Two suspected jihadists have been killed in an anti-terror operation in eastern Belgium, officials say.
Prosecutor Eric Van der Sypt said a third person had been arrested in the raid in Verviers, and no police or members of the public were harmed.
Mr Van der Sypt told reporters police had targeted a group returning from Syria who had been about to launch “large-scale” attacks.
Suspects had opened fire on police with assault weapons, he said.
Thierry Werts: ”The suspects immediately started firing at the armed police officers”
“The suspects immediately and for several minutes opened fire with military weaponry and handguns on the special units of the federal police before they were neutralised,” he said.
Anti-terror raids were also under way in the Brussels region, Mr Van der Sypt added.
“We still expect a number of arrests,” he said.
Belgian journalist Mark Eeckhaut told the BBC the suspects had wanted to attack a police station and cause a large number of casualties.
The terror threat level in Belgium has been raised to three – the second highest, Mr Van der Sypt said.
Witnesses in Verviers reported hearing heavy gunfire for several minutes and at least three explosions.
Witness Marylou Fletcher told the BBC: “We were going back from shopping and saw the police cars.
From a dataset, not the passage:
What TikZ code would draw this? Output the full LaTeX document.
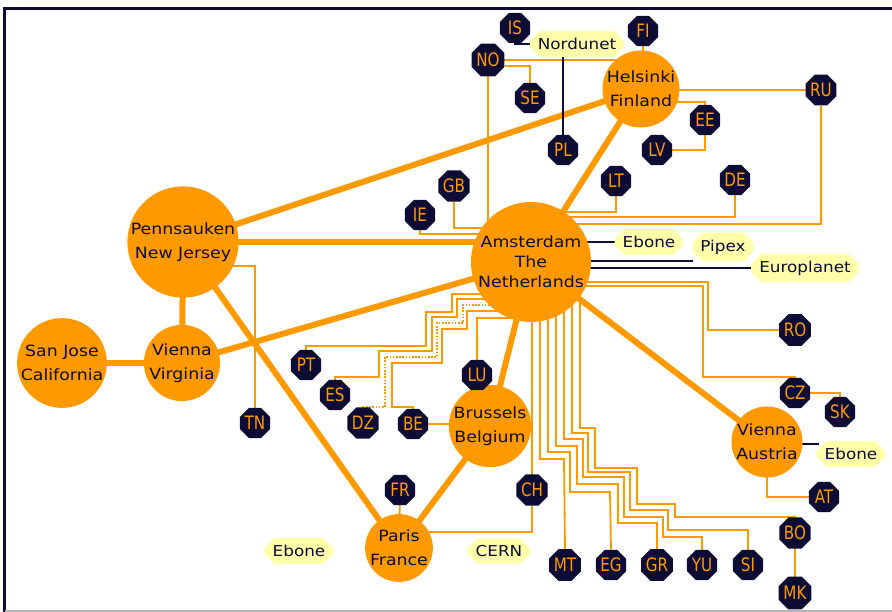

We thought there was an accident then we heard something blowing up. There were a lot of gunshots.
“My children cried. They are just terrified.”
The area around the train station has been cordoned off and reports on social media say there is a heavy police presence in the town centre.
Verviers is in the province of Liege and has a population of about 56,000.
The incident comes a week after attacks in neighbouring France that killed 17 people.
Belgian media has reported that some of the weapons used in the attacks in Paris were bought near the Midi train station in Brussels.
However, Mr Van der Sypt said no weapons link with last week’s attacks in the French capital had been established.
The attacks – on satirical newspaper Charlie Hebdo, a kosher market and police – have heightened security fears in several European countries.
In May last year, four people were killed inside the Jewish museum in Brussels. A Frenchman of Algerian descent is in custody in Belgium over the attack.